> Task to carry out
Search the material for the word "this" and copy each line that holds it.
[start]
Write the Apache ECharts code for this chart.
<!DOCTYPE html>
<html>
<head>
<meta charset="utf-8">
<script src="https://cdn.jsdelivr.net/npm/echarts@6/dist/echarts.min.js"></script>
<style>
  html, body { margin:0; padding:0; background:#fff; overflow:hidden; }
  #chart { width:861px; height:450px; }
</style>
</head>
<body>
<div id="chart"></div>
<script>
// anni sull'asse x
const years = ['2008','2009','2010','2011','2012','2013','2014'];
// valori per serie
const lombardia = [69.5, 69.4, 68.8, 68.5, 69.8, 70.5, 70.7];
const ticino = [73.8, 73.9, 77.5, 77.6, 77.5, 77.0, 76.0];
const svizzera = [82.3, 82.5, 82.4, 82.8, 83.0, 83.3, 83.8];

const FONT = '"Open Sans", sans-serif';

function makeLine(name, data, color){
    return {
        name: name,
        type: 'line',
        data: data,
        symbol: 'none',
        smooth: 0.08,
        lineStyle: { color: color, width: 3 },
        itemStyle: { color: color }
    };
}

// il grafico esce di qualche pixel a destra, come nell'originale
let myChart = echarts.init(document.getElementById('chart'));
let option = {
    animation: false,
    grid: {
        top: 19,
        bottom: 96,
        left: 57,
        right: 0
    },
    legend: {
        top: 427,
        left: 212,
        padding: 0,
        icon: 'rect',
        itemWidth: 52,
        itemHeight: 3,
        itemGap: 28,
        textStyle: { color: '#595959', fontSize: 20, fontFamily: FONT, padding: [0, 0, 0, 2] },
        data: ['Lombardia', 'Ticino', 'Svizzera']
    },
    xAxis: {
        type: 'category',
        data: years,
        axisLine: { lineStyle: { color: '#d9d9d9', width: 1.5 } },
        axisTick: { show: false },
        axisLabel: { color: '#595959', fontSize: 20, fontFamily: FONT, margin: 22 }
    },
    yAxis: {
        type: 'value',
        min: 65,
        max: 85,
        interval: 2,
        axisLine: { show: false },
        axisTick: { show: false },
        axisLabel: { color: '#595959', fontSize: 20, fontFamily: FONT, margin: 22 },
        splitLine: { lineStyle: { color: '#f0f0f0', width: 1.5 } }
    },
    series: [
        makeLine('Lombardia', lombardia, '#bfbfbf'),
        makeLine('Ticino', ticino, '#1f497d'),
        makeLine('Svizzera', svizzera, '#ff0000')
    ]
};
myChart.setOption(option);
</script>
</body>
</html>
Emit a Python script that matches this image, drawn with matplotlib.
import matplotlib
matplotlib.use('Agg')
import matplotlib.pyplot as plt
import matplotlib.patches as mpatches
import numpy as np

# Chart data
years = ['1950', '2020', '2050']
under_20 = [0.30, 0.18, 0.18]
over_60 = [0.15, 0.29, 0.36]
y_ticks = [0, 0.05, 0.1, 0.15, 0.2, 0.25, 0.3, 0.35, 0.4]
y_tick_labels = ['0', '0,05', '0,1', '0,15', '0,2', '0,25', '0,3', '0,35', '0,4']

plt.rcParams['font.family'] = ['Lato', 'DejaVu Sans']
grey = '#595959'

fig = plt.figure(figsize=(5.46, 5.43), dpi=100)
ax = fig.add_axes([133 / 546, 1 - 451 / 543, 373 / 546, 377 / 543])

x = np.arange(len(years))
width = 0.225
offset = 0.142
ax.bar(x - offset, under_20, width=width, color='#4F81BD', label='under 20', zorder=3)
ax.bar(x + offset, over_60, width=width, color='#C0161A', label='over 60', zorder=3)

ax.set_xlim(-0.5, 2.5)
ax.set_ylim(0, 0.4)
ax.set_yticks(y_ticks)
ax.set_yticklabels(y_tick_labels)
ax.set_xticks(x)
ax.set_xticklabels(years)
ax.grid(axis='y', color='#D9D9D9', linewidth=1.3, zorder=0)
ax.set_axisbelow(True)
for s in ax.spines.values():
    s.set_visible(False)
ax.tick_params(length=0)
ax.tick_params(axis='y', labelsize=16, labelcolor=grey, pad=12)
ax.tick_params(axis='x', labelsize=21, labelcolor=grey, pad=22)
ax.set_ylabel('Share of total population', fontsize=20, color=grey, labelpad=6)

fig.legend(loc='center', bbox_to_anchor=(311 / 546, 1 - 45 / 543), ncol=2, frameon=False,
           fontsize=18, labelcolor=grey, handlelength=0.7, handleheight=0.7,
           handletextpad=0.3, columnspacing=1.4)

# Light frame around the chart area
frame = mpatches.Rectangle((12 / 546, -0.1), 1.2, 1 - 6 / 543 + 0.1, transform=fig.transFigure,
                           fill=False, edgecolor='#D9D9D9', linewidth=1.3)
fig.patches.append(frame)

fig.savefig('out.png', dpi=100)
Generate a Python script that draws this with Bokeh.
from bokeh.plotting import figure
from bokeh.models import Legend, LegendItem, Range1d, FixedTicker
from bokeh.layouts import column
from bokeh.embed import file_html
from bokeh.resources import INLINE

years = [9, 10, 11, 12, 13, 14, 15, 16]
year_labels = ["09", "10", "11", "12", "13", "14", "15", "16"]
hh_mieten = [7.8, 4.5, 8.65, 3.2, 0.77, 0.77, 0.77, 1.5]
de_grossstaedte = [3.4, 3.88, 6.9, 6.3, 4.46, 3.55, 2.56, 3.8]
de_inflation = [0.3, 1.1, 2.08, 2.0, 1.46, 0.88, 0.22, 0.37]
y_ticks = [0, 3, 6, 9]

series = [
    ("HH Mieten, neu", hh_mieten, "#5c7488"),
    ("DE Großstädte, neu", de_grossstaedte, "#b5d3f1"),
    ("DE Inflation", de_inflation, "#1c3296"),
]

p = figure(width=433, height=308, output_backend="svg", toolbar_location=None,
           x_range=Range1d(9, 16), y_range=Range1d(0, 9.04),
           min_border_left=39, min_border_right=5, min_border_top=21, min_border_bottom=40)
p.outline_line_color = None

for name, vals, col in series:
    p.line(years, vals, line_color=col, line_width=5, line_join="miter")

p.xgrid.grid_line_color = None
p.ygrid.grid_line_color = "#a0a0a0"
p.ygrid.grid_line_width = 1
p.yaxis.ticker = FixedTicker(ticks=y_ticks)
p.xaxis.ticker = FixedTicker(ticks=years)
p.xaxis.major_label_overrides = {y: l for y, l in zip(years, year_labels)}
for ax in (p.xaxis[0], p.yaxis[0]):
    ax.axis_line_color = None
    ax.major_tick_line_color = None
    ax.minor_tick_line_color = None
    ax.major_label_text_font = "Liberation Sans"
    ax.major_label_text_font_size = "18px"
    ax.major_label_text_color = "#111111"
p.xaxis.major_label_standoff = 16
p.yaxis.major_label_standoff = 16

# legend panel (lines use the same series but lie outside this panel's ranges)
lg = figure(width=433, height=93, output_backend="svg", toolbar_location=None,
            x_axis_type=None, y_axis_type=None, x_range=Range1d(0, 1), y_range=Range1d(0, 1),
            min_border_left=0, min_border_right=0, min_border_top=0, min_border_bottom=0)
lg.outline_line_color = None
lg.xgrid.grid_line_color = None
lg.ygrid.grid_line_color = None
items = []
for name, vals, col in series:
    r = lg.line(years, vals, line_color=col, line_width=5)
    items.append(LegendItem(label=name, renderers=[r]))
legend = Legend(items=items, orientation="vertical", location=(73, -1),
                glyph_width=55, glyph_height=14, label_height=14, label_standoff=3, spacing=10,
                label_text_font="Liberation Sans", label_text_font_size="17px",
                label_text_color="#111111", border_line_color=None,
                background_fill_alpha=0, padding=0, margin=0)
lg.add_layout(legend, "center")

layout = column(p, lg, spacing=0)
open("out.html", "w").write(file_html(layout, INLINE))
[end]
> Written response
Write the Apache ECharts code for this chart.
Emit a Python script that matches this image, drawn with matplotlib.
Generate a Python script that draws this with Bokeh.
# legend panel (lines use the same series but lie outside this panel's ranges)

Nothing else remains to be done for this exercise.